Y durante ese tiempo, los Juegos Olímpicos hacen alarde levantando la antorcha del humanismo triunfante, mostrando cuerpos enrollados en banderas que marchan siguiendo la cadencia del himno nacional. Están todos, incluso aquellos que acaban de diseñar su bandera: un total de 183 países, 183 símbolos que van desde la muy poderosa América con sus 624 atletas hasta el Estado más pequeño. La desigualdad es respetada. Deslumbra y hay que aplaudir.

Tanto la antorcha como la música están artificialmente alimentadas.

Hay el espectáculo de una superproducción que cuesta algunos miles de millones de dólares y el pequeña sueño de un niño que mira la televisión y llega a creer que su país va a vencer a América. Está la locura de los hombres puesta al servicio de una organización precisa, minuciosa, extraordinaria. Y esa misma locura se pasa, después, a la reserva para una eventual destrucción metódica de la civilización y la cultura.

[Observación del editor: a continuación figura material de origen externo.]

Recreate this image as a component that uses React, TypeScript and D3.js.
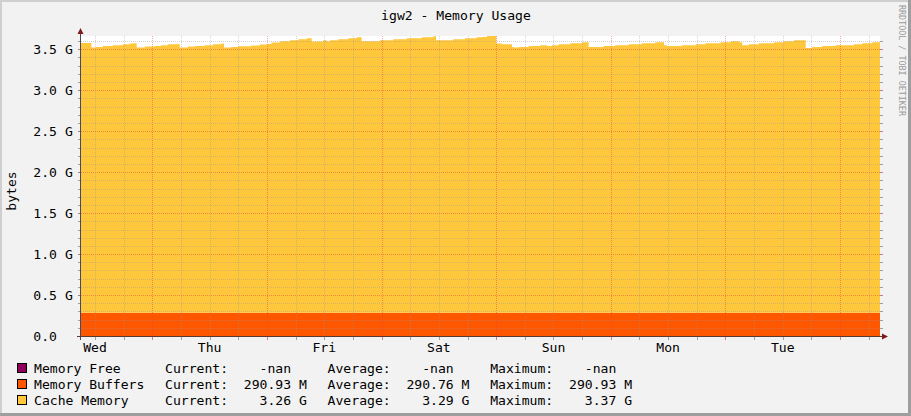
import React, { useEffect } from 'react';
import * as d3 from 'd3';

// ---------- data ----------
const titleText = 'igw2 - Memory Usage';
const yAxisLabel = 'bytes';
const watermark = 'RRDTOOL / TOBI OETIKER';

// graph starts Wed 09:04 and spans ~167.3 hours
const startTime = new Date(2024, 0, 3, 9, 4);
const spanHours = 167.3;

// sample times (hours after start) and cache memory (G) – step series
const sampleHours = [
  0, 2.16, 3.14, 4.61, 6.7, 8.79, 10.2, 10.89, 11.66, 13.34, 15.43, 16.81, 18.22, 20.31,
  20.67, 22.4, 23.81, 25.9, 27.64, 29.38, 29.94, 31.47, 32.87, 35.66, 37.42, 39.15, 39.85,
  41.67, 43.76, 45.5, 47.26, 48.3, 50.73, 51.44, 52.14, 53.87, 55.97, 57.73, 58.77, 62.6,
  65.39, 68.19, 71.34, 73.77, 74.33, 77.95, 80.4, 82.85, 83.96, 85.01, 86.96, 88.15, 90.24,
  90.6, 91.65, 93.74, 96.17, 97.57, 98.62, 100.02, 102.45, 104.9, 106.3, 109.44, 111.87,
  114.68, 117.46, 120.25, 122.07, 122.7, 125.84, 128.71, 130.8, 133.94, 136.04, 137.77,
  138.46, 139.87, 141.96, 145.1, 147.19, 149.29, 151.74, 153.12, 155.21, 158.02, 161.85,
  163.59, 165.68,
];
const cacheG = [
  3.293, 3.237, 3.244, 3.256, 3.265, 3.277, 3.286, 3.289, 3.237, 3.249, 3.256, 3.265, 3.277,
  3.281, 3.237, 3.249, 3.256, 3.265, 3.277, 3.286, 3.237, 3.244, 3.253, 3.261, 3.273, 3.281,
  3.298, 3.314, 3.326, 3.338, 3.35, 3.31, 3.326, 3.314, 3.326, 3.338, 3.35, 3.362, 3.314,
  3.326, 3.338, 3.35, 3.362, 3.375, 3.326, 3.338, 3.35, 3.362, 3.366, 3.378, 3.286, 3.277,
  3.244, 3.237, 3.244, 3.256, 3.265, 3.256, 3.265, 3.277, 3.289, 3.301, 3.244, 3.256, 3.265,
  3.277, 3.289, 3.301, 3.265, 3.256, 3.265, 3.277, 3.289, 3.301, 3.314, 3.301, 3.265, 3.277,
  3.289, 3.301, 3.314, 3.326, 3.232, 3.244, 3.256, 3.265, 3.277, 3.289, 3.301,
];
const buffersG = 0.2841; // 290.93 M

const yTickValues = [0, 0.5, 1.0, 1.5, 2.0, 2.5, 3.0, 3.5];

const legendNames = ['Memory Free', 'Memory Buffers', 'Cache Memory'];
const legendColors = ['#8F005C', '#FF5700', '#FFC73B'];
const currentValues = ['-nan', '290.93', '3.26'];
const averageValues = ['-nan', '290.76', '3.29'];
const maximumValues = ['-nan', '290.93', '3.37'];
const valueUnits = ['', 'M', 'G'];

// ---------- layout ----------
const W = 911;
const H = 416;
const PL = 81;
const PR = 880;
const PT = 36;
const PB = 336;
const FONT = '"DejaVu Sans Mono", monospace';
const FS = 13.1;

const MINOR = 'rgba(150,150,150,0.42)';
const MAJOR = 'rgba(235,60,60,0.45)';

export default function App() {
  useEffect(() => {
    document.body.style.margin = '0';
  }, []);

  const endTime = new Date(startTime.getTime() + spanHours * 3600e3);
  const toDate = (h: number) => new Date(startTime.getTime() + h * 3600e3);

  const points = sampleHours.map((h, i) => ({ t: toDate(h), cache: cacheG[i] }));
  points.push({ t: endTime, cache: cacheG[cacheG.length - 1] });

  const totals = cacheG.map((c) => c + buffersG);
  const yMax = d3.max(totals) as number;

  const x = d3.scaleTime().domain([startTime, endTime]).range([PL, PR]);
  const y = d3.scaleLinear().domain([0, yMax]).range([PB, PT]);

  const buffersArea = d3
    .area<{ t: Date; cache: number }>()
    .x((d) => x(d.t))
    .y0(y(0))
    .y1(y(buffersG))
    .curve(d3.curveStepAfter);

  const cacheArea = d3
    .area<{ t: Date; cache: number }>()
    .x((d) => x(d.t))
    .y0(y(buffersG))
    .y1((d) => y(buffersG + d.cache))
    .curve(d3.curveStepAfter);

  // grid values
  const minorY: number[] = [];
  for (let i = 1; i * 0.1 <= yMax + 1e-9; i++) {
    if (i % 5 !== 0) minorY.push(+(i * 0.1).toFixed(1));
  }
  const majorY = yTickValues.filter((v) => v > 0);

  const sixHours = d3.timeHour.every(6)!.range(startTime, endTime).filter((d) => d.getHours() !== 0);
  const days = d3.timeDay.range(startTime, endTime);
  const noons = d3.timeDay
    .range(d3.timeDay.floor(startTime), endTime)
    .map((d) => d3.timeHour.offset(d, 12))
    .filter((d) => d >= startTime && d <= endTime);
  const dayFmt = d3.timeFormat('%a');

  const px = (v: number) => Math.round(v) + 0.5;

  const legendRowY = [368, 384, 400];
  const fmtItem = (label: string, v: string, unit: string) => `${label}${v.padStart(8)} ${unit}`;

  return (
    <svg
      width={W}
      height={H}
      style={{ position: 'absolute', left: 0, top: 0, display: 'block' }}
      fontFamily={FONT}
    >
      {/* background + shade border */}
      <rect x={0} y={0} width={W} height={H} fill="#F2F2F2" />
      <rect x={0} y={0} width={W} height={2} fill="#CFCFCF" />
      <rect x={0} y={0} width={2} height={H} fill="#CFCFCF" />
      <rect x={W - 3} y={0} width={3} height={H} fill="#9E9E9E" />
      <rect x={0} y={H - 3} width={W} height={3} fill="#9E9E9E" />

      {/* title */}
      <text x={456} y={19.5} fontSize={FS} textAnchor="middle" fill="#000">
        {titleText}
      </text>

      {/* watermark */}
      <text
        transform="translate(899,5) rotate(90)"
        fontSize={8.4}
        fill="#9A9A9A"
        textAnchor="start"
      >
        {watermark}
      </text>

      {/* canvas */}
      <rect x={PL} y={PT} width={PR - PL} height={PB - PT} fill="#FFFFFF" />

      {/* areas */}
      <path d={buffersArea(points) || ''} fill={legendColors[1]} />
      <path d={cacheArea(points) || ''} fill={legendColors[2]} />

      {/* horizontal grid */}
      {minorY.map((v) => (
        <g key={'hy' + v}>
          <line x1={PL} x2={PR} y1={px(y(v))} y2={px(y(v))} stroke={MINOR} strokeDasharray="1 1" />
          <line x1={PL - 3} x2={PL} y1={px(y(v))} y2={px(y(v))} stroke="#A0A0A0" />
          <line x1={PR} x2={PR + 3} y1={px(y(v))} y2={px(y(v))} stroke="#A0A0A0" />
        </g>
      ))}
      {majorY.map((v) => (
        <g key={'hY' + v}>
          <line x1={PL} x2={PR} y1={px(y(v))} y2={px(y(v))} stroke={MAJOR} strokeDasharray="1 1" />
          <line x1={PL - 3} x2={PL} y1={px(y(v))} y2={px(y(v))} stroke="#A08080" />
          <line x1={PR} x2={PR + 3} y1={px(y(v))} y2={px(y(v))} stroke="#C08080" />
        </g>
      ))}

      {/* vertical grid */}
      {sixHours.map((d) => (
        <g key={'vx' + d.getTime()}>
          <line x1={px(x(d))} x2={px(x(d))} y1={PT} y2={PB} stroke={MINOR} strokeDasharray="1 1" />
          <line x1={px(x(d))} x2={px(x(d))} y1={PB + 1} y2={PB + 4} stroke="#A0A0A0" />
        </g>
      ))}
      {days.map((d) => (
        <g key={'vX' + d.getTime()}>
          <line x1={px(x(d))} x2={px(x(d))} y1={PT} y2={PB} stroke={MAJOR} strokeDasharray="1 1" />
          <line x1={px(x(d))} x2={px(x(d))} y1={PB + 1} y2={PB + 4} stroke="#D08080" />
        </g>
      ))}

      {/* axes */}
      <line x1={PL - 0.5} x2={PL - 0.5} y1={PT - 3} y2={PB + 4} stroke="#4A4A5A" />
      <line x1={PL - 4} x2={PR + 3} y1={PB + 0.5} y2={PB + 0.5} stroke="#5A3A30" />
      <path d={`M${PL - 0.5},${PT - 8} L${PL - 3.5},${PT - 2} L${PL + 2.5},${PT - 2} Z`} fill="#7F1A1A" />
      <path d={`M${PR + 8},${PB + 0.5} L${PR + 2},${PB - 2.5} L${PR + 2},${PB + 3.5} Z`} fill="#7F1A1A" />

      {/* y tick labels */}
      {yTickValues.map((v) => (
        <g key={'yl' + v}>
          <text x={57} y={y(v) + 4.6} fontSize={FS} textAnchor="end" fill="#000">
            {v.toFixed(1)}
          </text>
          {v > 0 && (
            <text x={65} y={y(v) + 4.6} fontSize={FS} fill="#000">
              G
            </text>
          )}
        </g>
      ))}

      {/* x labels */}
      {noons.map((d) => (
        <text key={'xl' + d.getTime()} x={x(d)} y={351.5} fontSize={FS} textAnchor="middle" fill="#000">
          {dayFmt(d)}
        </text>
      ))}

      {/* y axis label */}
      <text transform={`translate(16,${(PT + PB) / 2 + 5}) rotate(-90)`} fontSize={FS} textAnchor="middle" fill="#000">
        {yAxisLabel}
      </text>

      {/* legend */}
      {legendNames.map((name, i) => (
        <g key={'lg' + i}>
          <rect x={17.5} y={legendRowY[i] - 4.5} width={9} height={9} fill={legendColors[i]} stroke="#000" strokeWidth={1} />
          <text x={34} y={legendRowY[i] + 4.6} fontSize={FS} fill="#000">
            {name}
          </text>
          <text x={165} y={legendRowY[i] + 4.6} fontSize={FS} fill="#000" style={{ whiteSpace: 'pre' }}>
            {fmtItem('Current:', currentValues[i], valueUnits[i])}
          </text>
          <text x={327.6} y={legendRowY[i] + 4.6} fontSize={FS} fill="#000" style={{ whiteSpace: 'pre' }}>
            {fmtItem('Average:', averageValues[i], valueUnits[i])}
          </text>
          <text x={490.2} y={legendRowY[i] + 4.6} fontSize={FS} fill="#000" style={{ whiteSpace: 'pre' }}>
            {fmtItem('Maximum:', maximumValues[i], valueUnits[i])}
          </text>
        </g>
      ))}
    </svg>
  );
}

Porque los Juegos Olímpicos no aman demasiado la cultura. Entre leer y correr, hay que. elegir. Entre contemplar un partido y escuchar un concierto, hay que elegir. Pero todo el mundo se pone en hora con los Juegos Olímpicos, porque los Juegos Olímpicos son la nueva dictadura.

Intente, ser crítico; pasará por un pobre hombre, incapaz de apreciar el deporte y la belleza del cuerpo humano.

Sólo Barcelona, la bella, la soberbia Barcelona, sacará provecho de esta fiesta. ¿Fiesta? Depende de para quien. En todo caso, Barcelona ya no será esa puta celebrada por Jean Genet, con su barrio chino, sus bares turbios, sus burdeles llenos de cucarachas. No, Barcelona se ha vuelto a casar. Se ha esposado con un rico terrateniente. Se ha arreglado, se ha hecho un lifting, ha escondido su miseria, ha repintado sus fachadas y restaurado los 40 kilómetros de sus alcantarillas. Se ha abierto al mar. Va a ser rica y famosa. ¿Seguirá siendo un personaje de novela? ¿Seguirá siendo un enigma, como Nápoles o Tánger? No, Barcelona ha tomado partido por el éxito, la limpieza y el progreso material. Gracias a los Juegos Olímpicos, Barcelona ha muerto. Barcelona está viva.

La humanidad tiene necesidad de símbolos. También va a tener necesidad de consuelo. Porque tras los Juegos Olímpicos, cuando todas las luces se hayan apagado, en algún lugar del mundo un niño avanzará con una luz para hablar de las tinieblas del mundo. No será la antorcha olímpica. Será, simplemente, un pequeño grito para recordar al mundo que jugar está bien, pero que vivir es mejor.

Tahar Ben Jelloun es escritor marroquí, premio Goncourt en 1987.